A estas considerações de Aristóteles sobre o segundo modo de adquirir a virtude S. Tomás de Aquino acrescentou este seu próprio parecer:

"Deve-se considerar que este caminho
de adquirir a virtude é eficacíssimo,
isto é, que o homem se esforce ao contrário
daquilo a que é inclinado
pela natureza ou pelo costume.

O caminho que os filósofos estóicos,
(que vieram depois de Aristóteles),
propuseram é mais fácil,
isto é, o caminho pelo qual o homem
gradativamente se afasta daquilo a que é inclinado.

Mas o caminho que aqui Aristóteles coloca
compete àqueles que de modo veemente
desejam afastar-se dos vícios e alcançar a virtude,
enquanto que o caminho dos estóicos mais compete
àqueles que têm uma vontade débil e tépida"
(63).

Há ainda um terceiro modo pelo qual o homem pode alcançar a virtude, também tomado da parte do homem, mas não quanto àquilo que é próprio do homem, e sim quanto àquilo que é comum a todos. Segundo este terceiro modo, os homens que pretendem alcançar a virtude devem universalmente evitar as deleitações. De fato, todos são naturalmente inclinados às deleitações, e por causa de que os homens maximamente são inclinados à deleitação, o deleitável apreendido facilmente move o apetite. E por isso não podemos facilmente julgar o que é deleitável detendo-nos na consideração do mesmo. Assim, afastando-nos das deleitações menos erraremos, porque a concupiscência das deleitações conduz os homens a afastarem- se do termo médio da virtude (64).

Encontrar o termo médio da virtude, continua o Comentário, é algo difícil, principalmente considerando as circunstâncias singulares nos operantes singulares. Por exemplo, não é fácil de se determinar como se deve fazer, e a respeito de que, e em quais coisas e por quanto tempo alguém deve se irar. E é um sinal desta dificuldade o fato de que aqueles que são deficientes em irar-se às vezes são louvados e chamados de mansos, enquanto que outras vezes louvamos aqueles que estão mais agravando uma situação punindo ou resistindo e os chamamos de viris (65).

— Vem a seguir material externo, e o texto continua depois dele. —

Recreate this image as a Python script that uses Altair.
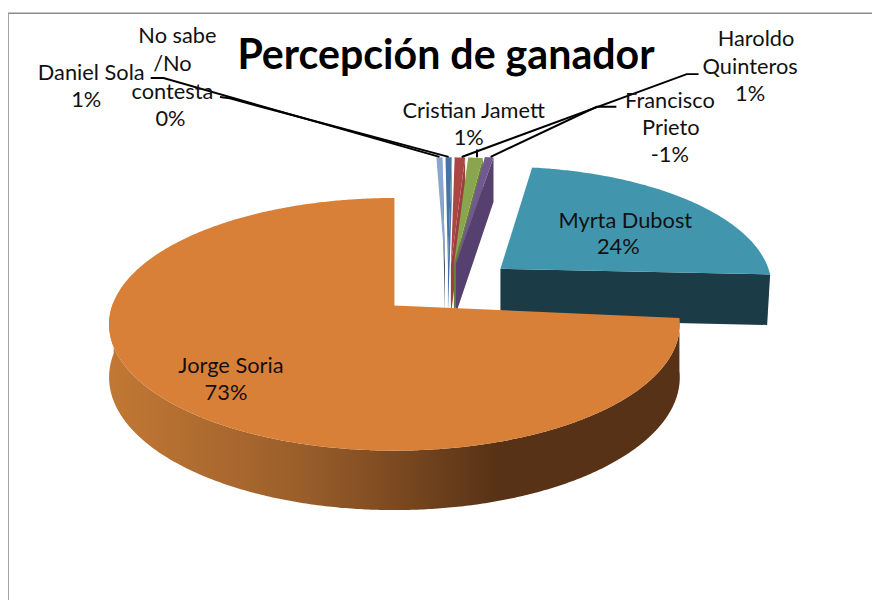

Por isso é suficiente para o termo médio da virtude que alguém pouco se afaste daquilo que é bem feito segundo a virtude, o qual não é vituperado, nem se declinar para mais ou para menos. Isto porque um pequeno afastamento do termo médio da virtude é ocultado pela própria dificuldade do termo médio. Mas um grande afastamento merece ser reprovado, porque não se pode ocultar. Quanto, porém, alguém pode afastar-se do termo médio sem que tenha que ser reprovado é algo que não pode ser facilmente determinado apenas num discurso (66).



Referências

(59) In libros Ethicorum Expositio, L. II, l. 11, 370.
(60) Idem, L. II, l. 11, 371. (61) Idem, L. II, l. 11, 374-375. (62) Idem, L. II, l. 11, 375. (63) Idem, L. II, l. 11, 376. (64) Idem, L. II, l. 11, 377. (65) Idem, L. II, l. 11, 379. (66) Idem, L. II, l. 11, 380-381.